January was a good month for me, reading-wise. In real life, I fell over on Boxhill which meant my joint issues flared up, so I was home sick for a couple of weeks and then I gave notice at my job after they informed me my job role was being ‘retired shortly’. So now I have plenty of time for reading!
I went with a mixture of new and rereads this month as I continue to fill the gaps in my shelves, and spend my Christmas Waterstones vouchers!
The final book in the All Souls Trilogy came out while I was on my book buying ban, so having picked up The Book of Life I had to reread the first two as well. A Discovery of Witches is an incredible and in-depth introduction to the world of witches, vampires and daemons which Deborah Harkness has wrought, but Shadow of Night is still my favourite, even after reading the finale. Diana and Matthew go back in time to the court of Queen Elizabeth, they travel to Prague, and stay with Matthew’s father in France. I love reading historical fiction, particularly when laced with magic, intrigue and adventure – or the hunt for a valuable book – and Shadow of Night ticked all those boxes for me.

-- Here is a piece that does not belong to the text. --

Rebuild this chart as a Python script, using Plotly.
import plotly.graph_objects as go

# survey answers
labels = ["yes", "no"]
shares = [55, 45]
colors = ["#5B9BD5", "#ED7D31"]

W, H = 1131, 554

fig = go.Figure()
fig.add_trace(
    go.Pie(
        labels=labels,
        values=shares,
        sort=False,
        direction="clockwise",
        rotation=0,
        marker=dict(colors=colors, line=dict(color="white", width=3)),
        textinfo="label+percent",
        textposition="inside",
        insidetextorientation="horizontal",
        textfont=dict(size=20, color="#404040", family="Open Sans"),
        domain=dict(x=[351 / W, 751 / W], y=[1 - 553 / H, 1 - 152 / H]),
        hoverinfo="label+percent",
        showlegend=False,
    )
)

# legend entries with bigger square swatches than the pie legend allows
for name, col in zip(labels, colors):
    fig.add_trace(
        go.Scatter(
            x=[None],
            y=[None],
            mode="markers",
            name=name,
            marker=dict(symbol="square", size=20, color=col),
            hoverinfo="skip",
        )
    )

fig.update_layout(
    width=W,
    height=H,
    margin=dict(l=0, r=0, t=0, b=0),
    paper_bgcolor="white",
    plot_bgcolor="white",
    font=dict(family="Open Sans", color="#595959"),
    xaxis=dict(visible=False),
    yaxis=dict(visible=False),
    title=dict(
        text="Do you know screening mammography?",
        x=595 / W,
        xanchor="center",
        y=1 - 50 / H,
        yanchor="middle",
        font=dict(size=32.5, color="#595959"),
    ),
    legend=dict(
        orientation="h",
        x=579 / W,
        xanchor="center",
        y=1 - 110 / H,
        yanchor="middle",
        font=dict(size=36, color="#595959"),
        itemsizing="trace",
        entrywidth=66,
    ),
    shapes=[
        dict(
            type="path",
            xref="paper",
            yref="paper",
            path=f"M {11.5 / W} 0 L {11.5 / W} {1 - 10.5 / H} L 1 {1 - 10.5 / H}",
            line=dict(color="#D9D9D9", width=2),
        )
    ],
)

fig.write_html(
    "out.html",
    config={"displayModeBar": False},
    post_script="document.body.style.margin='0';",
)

My Mum finally finished Connie Willis’ Blackout and All Clear and returned them to me over the holidays and I reread them the first chance I had. Despite claiming after A-Level that I never wanted to hear anything about WWII ever again, these are two of my favourite books. They follow the fates of three time travellers from 2060 who are visiting the 1940s to study various aspects of the WWII home-front. Evacuees, shop girls on Oxford Street, the heroes of Dunkirk, the women of the FANY, the fire guard of St Pauls and more. The level of tension is ramped up for the time travellers – while they can memorise every dangerous area to avoid during their trip, they find themselves trapped in the 1940s, having to find each other, survive the war and try to find a way back to 2060. They’re nail-biting, absorbing, exciting and informative all at once!
I need to read The House of Shattered Wings by Aliette de Bodard again soon, I think. There was so much to take it, and I basically devoured the book in a couple of days. Set in a ruined Paris, we’re quickly introduced to Phillipe and Isabelle, with little idea who they are or what they are capable of – both mysteries which gradually unfold throughout the immersive plot. I was consumed with curiosity that I raced through fallen angels, mysterious warriors, dragons, ruined department stores, addicted alchemists, gothic cathedrals and political intrigues, and I was left bereft at the end! I’ll be writing a longer review of this soon.
Another one to devote a longer post to later is Nnedi Okorafor’s Lagoon. Aliens come to earth and the first creatures which they meet are the sealife off the coasts of Lagos, Nigeria. Having given the sea creatures everything they want, the aliens turn to humans, kidnapping three people who meet seemingly by coincidence but it transpires throughout the story that they are each special in their own way. I generally avoid gritty novels with guns and riots, but this was so well written that I had no intention of stopping reading. It reminded me a bit of Zoo City by Lauren Beukes, which starts off urban and detective and eventually descends into a particularly harrowing scene which gave me nightmares for a while.
Finally, I have been wanting to reread Cassandra Clare’s The Infernal Devices trilogy for ages, but never got around to getting hold of Clockwork Angel until now! I much prefer The Infernal Devices to The Mortal Instruments. They’re set in Victorian London, there are clockwork creatures, and the heroine manages to rescue herself on more than one occasion.
It occurs to me that most of my historical knowledge comes from reading historical fiction, much of which is fantastical. I’m currently reading Midnight Never Come by Marie Brennan, which is also set during Elizabethan times, and all I have to compare it to is Shadow of Night for accuracy!